Sunday, August 21, 2011

First they play a two-step, then a Cajun waltz. If you don't dance, then it's your fault.

La Belle Dame Sans Merci, Der Alter Jo, and Heidi The Goat-Girl and I (along with respective spouses) went down to the river this weekend. We stayed in an elderly farmhouse with wavy floors and an entire batallion of mice, ate tons of smoked sausages and bratwurst and potato salad, and floated the Comal for a record five hours. The Comal wasn't much lower than I'd ever seen it (and I've seen it once about four feet higher, which is a story in itself); we just hung out in the shade under a bridge for about an hour.

It was a good weekend. There was plenty of food, plenty of beer and tea and coffee and bottled water, plenty of cold spring-fed river to tube down, and I only lost a couple of things in the chutes.

For the uninitiated, the "chutes" are places where the city fathers and various engineers have decided that the river is too dangerous (second chute) or the bridges too low (first chute) to be safely navigated by crowds of semi-drunk people in big rubber innertubes. Years ago, you had to haul out of the river and walk around one particular bridge, but the more moronic segments of the population didn't, and got stuck under the bridge and drowned horribly. Hence, the chutes were put in--one at the low bridge, and one just above a small waterfall that's much more treacherous than it looks. I nearly drowned going over Stinky Falls once.

Anyway, here's how it works: you're sitting in an innertube, thoughtfully provided with a drink holder and handles, and probably tied on to other innertubes containing either people or coolers or both. Right before you get to the chute, you untie from everything except your cooler tube and manuver yourself into position so that you're (ideally) going down the chute feet-first.

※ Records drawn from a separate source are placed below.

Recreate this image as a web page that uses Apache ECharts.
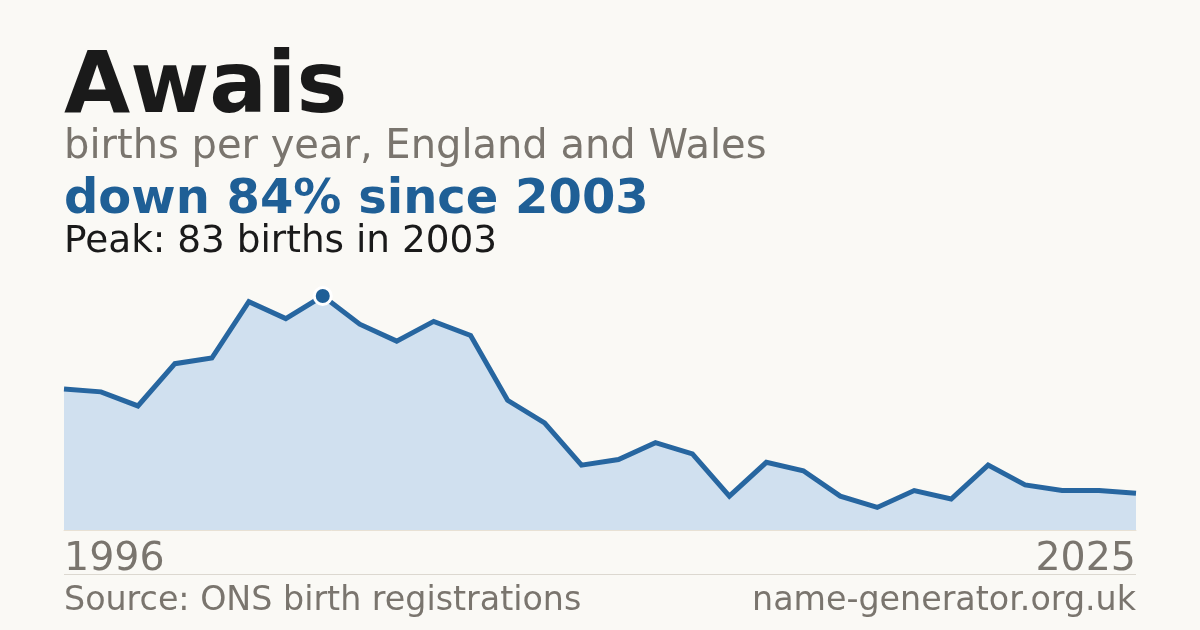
<!DOCTYPE html>
<html>
<head>
<meta charset="utf-8">
<script src="https://cdn.jsdelivr.net/npm/echarts@6/dist/echarts.min.js"></script>
<style>
html,body{margin:0;padding:0;background:#faf9f5;}
#c{width:1200px;height:630px;}
</style>
</head>
<body>
<div id="c"></div>
<script>
const name = 'Awais';
const years = ['1996','1997','1998','1999','2000','2001','2002','2003','2004','2005','2006','2007','2008','2009','2010','2011','2012','2013','2014','2015','2016','2017','2018','2019','2020','2021','2022','2023','2024','2025'];
const births = [50,49,44,59,61,81,75,83,73,67,74,69,46,38,23,25,31,27,12,24,21,12,8,14,11,23,16,14,14,13];

const peak = Math.max(...births);
const peakYear = years[births.indexOf(peak)];
const last = births[births.length - 1];
const pct = Math.round((1 - last / peak) * 100);

const FONT = '"DejaVu Sans", sans-serif';
const GRAY = '#7a756e';
const BLUE = '#1f5f96';

const chart = echarts.init(document.getElementById('c'), null, {renderer: 'canvas'});
chart.setOption({
  backgroundColor: '#faf9f5',
  animation: false,
  grid: {left: 64, right: 64, top: 296, bottom: 100},
  xAxis: {
    type: 'category',
    data: years,
    boundaryGap: false,
    axisLine: {show: true, lineStyle: {color: '#e8e1d4', width: 1}},
    axisTick: {show: false},
    splitLine: {show: false},
    axisLabel: {
      interval: (i) => i === 0 || i === years.length - 1,
      margin: 29.5,
      fontFamily: FONT,
      fontSize: 39.5,
      color: GRAY,
      verticalAlign: 'middle',
      alignMinLabel: 'left',
      alignMaxLabel: 'right'
    }
  },
  yAxis: {
    type: 'value',
    min: 0,
    max: peak,
    show: false,
    splitLine: {show: false}
  },
  series: [{
    type: 'line',
    data: births,
    showSymbol: false,
    symbol: 'none',
    lineStyle: {color: '#2766a0', width: 5, join: 'miter'},
    areaStyle: {color: '#d0e0ef', opacity: 1},
    markPoint: {
      symbol: 'circle',
      symbolSize: 17,
      data: [{type: 'max'}],
      label: {show: false},
      itemStyle: {color: BLUE, borderColor: '#ffffff', borderWidth: 3}
    }
  }],
  graphic: [
    {type: 'text', x: 64, y: 89.8, style: {text: name, font: 'bold 85.6px ' + FONT, fill: '#1a1a1a', textVerticalAlign: 'middle'}},
    {type: 'text', x: 64, y: 147.4, style: {text: 'births per year, England and Wales', font: '40px ' + FONT, fill: GRAY, textVerticalAlign: 'middle'}},
    {type: 'text', x: 64, y: 200.4, style: {text: 'down ' + pct + '% since ' + peakYear, font: 'bold 48px ' + FONT, fill: BLUE, textVerticalAlign: 'middle'}},
    {type: 'text', x: 64, y: 242, style: {text: 'Peak: ' + peak + ' births in ' + peakYear, font: '37.4px ' + FONT, fill: '#1a1a1a', textVerticalAlign: 'middle'}},
    {type: 'line', shape: {x1: 64, y1: 574.5, x2: 1136, y2: 574.5}, style: {stroke: '#dcd8d0', lineWidth: 1}},
    {type: 'text', x: 64, y: 601.5, style: {text: 'Source: ONS birth registrations', font: '33.3px ' + FONT, fill: GRAY, textVerticalAlign: 'middle'}},
    {type: 'text', x: 1136, y: 601.5, style: {text: 'name-generator.org.uk', font: '33.3px ' + FONT, fill: GRAY, textAlign: 'right', textVerticalAlign: 'middle'}}
  ]
});
</script>
</body>
</html>
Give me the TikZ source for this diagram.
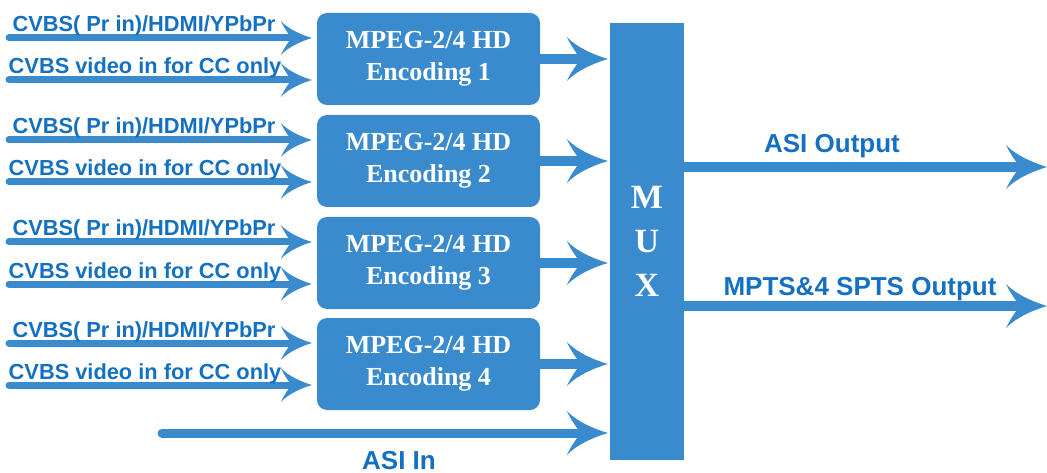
\documentclass[tikz,border=0pt]{standalone}
\usepackage{fontspec}
\setmainfont{Liberation Serif}
\newfontfamily\labelfont{Liberation Sans}
\usetikzlibrary{arrows.meta, positioning}
\definecolor{muxblue}{HTML}{3A8BCD}
\definecolor{labelblue}{HTML}{1470C0}

% swept arrow head with curved flanks
\pgfdeclarearrow{
  name = Swept,
  parameters = {\the\pgfarrowlength,\the\pgfarrowwidth},
  setup code = {
    \pgfarrowssettipend{0pt}
    \pgfarrowssetlineend{-.6\pgfarrowlength}
    \pgfarrowssetbackend{-\pgfarrowlength}
    \pgfarrowssavethe\pgfarrowlength
    \pgfarrowssavethe\pgfarrowwidth
  },
  drawing code = {
    \pgfpathmoveto{\pgfpoint{0pt}{0pt}}
    \pgfpathcurveto{\pgfpoint{-.35\pgfarrowlength}{.1\pgfarrowwidth}}{\pgfpoint{-.75\pgfarrowlength}{.26\pgfarrowwidth}}{\pgfpoint{-\pgfarrowlength}{.5\pgfarrowwidth}}
    \pgfpathcurveto{\pgfpoint{-.9\pgfarrowlength}{.3\pgfarrowwidth}}{\pgfpoint{-.74\pgfarrowlength}{.1\pgfarrowwidth}}{\pgfpoint{-.66\pgfarrowlength}{0pt}}
    \pgfpathcurveto{\pgfpoint{-.74\pgfarrowlength}{-.1\pgfarrowwidth}}{\pgfpoint{-.9\pgfarrowlength}{-.3\pgfarrowwidth}}{\pgfpoint{-\pgfarrowlength}{-.5\pgfarrowwidth}}
    \pgfpathcurveto{\pgfpoint{-.75\pgfarrowlength}{-.26\pgfarrowwidth}}{\pgfpoint{-.35\pgfarrowlength}{-.1\pgfarrowwidth}}{\pgfpoint{0pt}{0pt}}
    \pgfpathclose
    \pgfusepathqfill
  },
  defaults = {length=30pt, width=32pt}
}

\begin{document}
\begin{tikzpicture}[x=1pt, y=-1pt,
  encbox/.style={fill=muxblue, rounded corners=10pt, minimum width=223pt, minimum height=92pt, inner sep=0pt,
    text=white, align=center, font=\fontsize{26}{32}\selectfont\bfseries},
  inarrow/.style={muxblue, line width=7pt, line cap=round, shorten >=5pt,
    -{Swept[length=31pt, width=34pt]}},
  outarrow/.style={muxblue, line width=10pt, line cap=round, shorten >=2pt,
    -{Swept[length=41pt, width=44pt]}},
  inlabel/.style={labelblue, anchor=base, font=\labelfont\fontsize{21.8}{24}\selectfont\bfseries},
  outlabel/.style={labelblue, anchor=base, font=\labelfont\fontsize{26}{28}\selectfont\bfseries}]

\useasboundingbox (0,0) rectangle (1047,473);

% Multiplexer
\node[fill=muxblue, minimum width=74pt, minimum height=437pt, inner sep=0pt] (mux) at (647,241.5) {};
\node[text=white, align=center, font=\fontsize{34}{44}\selectfont\bfseries] (muxtext) at (647,241) {M\\U\\X};

% Encoders, two inputs each
\foreach \i/\y in {1/59, 2/161, 3/263, 4/364} {
  \node[encbox] (enc\i) at (428.5,\y) {MPEG-2/4 HD\\Encoding \i};
  \coordinate (srcA\i) at (9,\y-21);
  \coordinate (srcB\i) at (9,\y+21);
  \draw[inarrow] (srcA\i) -- (enc\i.west |- srcA\i);
  \draw[inarrow] (srcB\i) -- (enc\i.west |- srcB\i);
  \node[inlabel] (lblA\i) at (144,\y-27) {CVBS( Pr in)/HDMI/YPbPr};
  \node[inlabel] (lblB\i) at (145,\y+15) {CVBS video in for CC only};
  \draw[outarrow] (enc\i.east) -- (mux.west |- enc\i.east);
}

% ASI input
\coordinate (asiin) at (162,433);
\draw[outarrow, line width=9pt] (asiin) -- (mux.west |- asiin);
\node[outlabel] (asiinlbl) at (399,469) {ASI In};

% Outputs
\coordinate (asiout) at (1047,167);
\coordinate (mptsout) at (1047,306);
\draw[outarrow, shorten >=0pt] (mux.east |- asiout) -- (asiout);
\draw[outarrow, shorten >=0pt] (mux.east |- mptsout) -- (mptsout);
\node[outlabel] (asioutlbl) at (832,153) {ASI Output};
\node[outlabel] (mptsoutlbl) at (860,295) {MPTS\&4 SPTS Output};
\end{tikzpicture}
\end{document}
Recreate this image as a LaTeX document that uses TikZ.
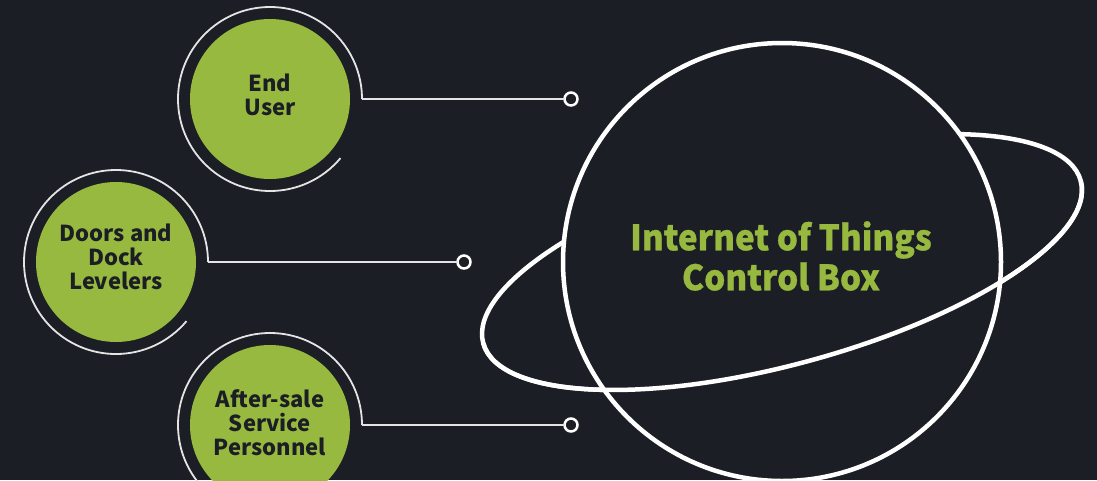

As you enter the chute, you're going slowly. Then things begin to go very wrong indeed, as you spin around, lose sight of your companions, and eventually get spat out of the chute going remarkably quickly, into a surprisingly strong whirlpool-like current. That was where Der Alter Jo rescued the tiny baby snapping turtle, who was as dizzy and confused as she was.

The second chute is a bitch. It doesn't help that the signs above the river warn you that a "Tube Shoot" is coming up--it makes it sound like rednecks with guns will be taking potshots at your sunburnt self. It was at Stinky Falls that I managed to get the cooler tube (with water, not beer, in it) and my own tube safely over the edge and down into a companion's hands, then fell over the edge of the falls and lost my hat and the bottle of sunscreen.

The River Gods got a full set of clothing from us that day: La Belle Dame's shoes went first, followed by two T-shirts and a cute little cover-up, and then my hat. Nobody lost their sunglasses, their mind, or consciousness. We all got vaguely, patchily sunburned in weird places. We all stayed well-hydrated.

And then we finished Saturday night at the best damn dive bar I've ever been to. A band called The Chubby Knuckle Choir played, we ate cheeseburgers and drank Maker's Mark, and wrote our names on the wall behind the table. It's the only dive bar I've ever been to with a haunted flush outhouse.

Back to work this week, with a follow-up with Dr. Crane and His Band of Merry Sinus-Scopers and a remolding appointment with Dr. Elf. I wish I could move the river to my front yard.

3 comments:

messymimi said...

Sounds like fun, and more adventurous than the places for tubing around here.

Good luck with the appointments.

Might as well, can't dance... said...

So you must have met my friends Matt Skinner and The Amanda Brown at the five bar??? We hired them for a private show in July and will do so again in September! Glad you had fun!

Anonymous said...

You did good. One time I went our driver lost the car keys in the river on a holiday weekend. I'll bet the locksmiths around there make really good money.